With a voice as powerful as singer-songwriter Tori Kelly’s, it only makes sense for it to pour out of the radio so often. She took a few months away from music due to a number of events in her personal life, which reflects on the rawness of her third studio album, Inspired by True Events. Kelly moves away from a bright pop-centric approach and focuses a great deal on her recent experiences. With simplistic compositions, personal narratives and compelling vocal performances, Kelly gives listeners one of the most transparent pop albums so far this year.

Inspired by True Events
Tori Kelly
Capitol/School Boy, August 9

Perhaps the most obvious shift on Inspired by True Events from any of Tori Kelly’s previous albums is just how minimalist she chose to keep her arrangements, allowing her lyrics and the stories to drive the album.

The most heartbreaking track on the album, “Sorry Would Go A Long Way,” tells the story of her parents’ sudden divorce from the perspective of her mother. The song’s quiet acoustic guitar comes off as genuine as the lyrical request for an apology. It fills the song with a deep, resonant sense of hurt. “Until I Think Of You” takes a similar approach to its theme of mental escapism through love—with little more more than piano. Her skeletal arrangements move the the spotlight toward her voice above all else.



Like “Sorry Would Go A Long Way” suggests, Kelly chose to get vulnerable on this album. Besides her parents’ divorce, a number of other events in her life fueled her artistically. A melancholy ode to her late grandfather, “Your Words” takes a delicate look at ways Kelly copes with his passing and how she still finds his presence in her life. The song is written in the first person; Kelly is talking to him. This gives the listener access to what feels like an intimate conversation.

“Pretty Fades,” also puts listeners inside Kelly’s head with thoughts about how society tells us to define beauty. Backed by a snare drum, Kelly reminds herself, and in turn the audience, that there is much more to life than beauty because it will inevitably disappear.

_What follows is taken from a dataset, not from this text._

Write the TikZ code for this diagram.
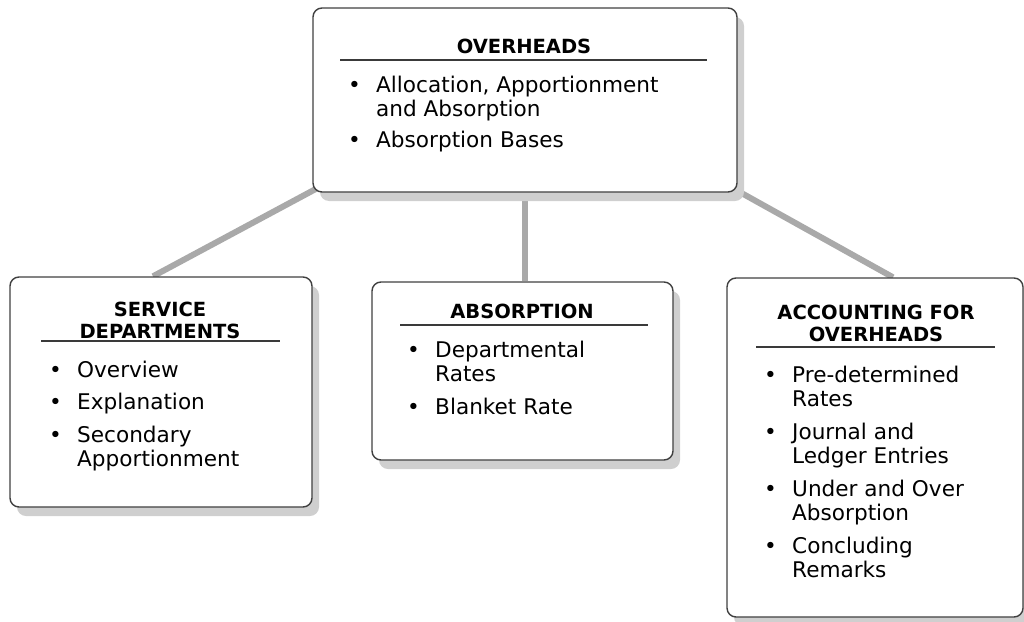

As with her past releases, Kelly takes every opportunity to show off her incredible vocal chops. The powerful timbre and seemingly limitless range are on full display within these more spacious arrangements. As the album opens, she immediately nails some impressive runs and effortlessly reaches the high notes on “Coffee.” The song was written toward her now-husband during a period where their committed relationship became long-distance. Even though the song is instrumentally simple and not overly flashy, Kelly traverses her vocal range throughout the piece.



Closer “Before the Dawn” features a gospel-sounding choir, becoming the perfect final statement as she reaches both extreme high and low registers. She uses her voice as an instrument to achieve the desired climactic effect alongside the swelling instrumentation.

Kelly crafted the prefect album to get her back to the pop music vanguard.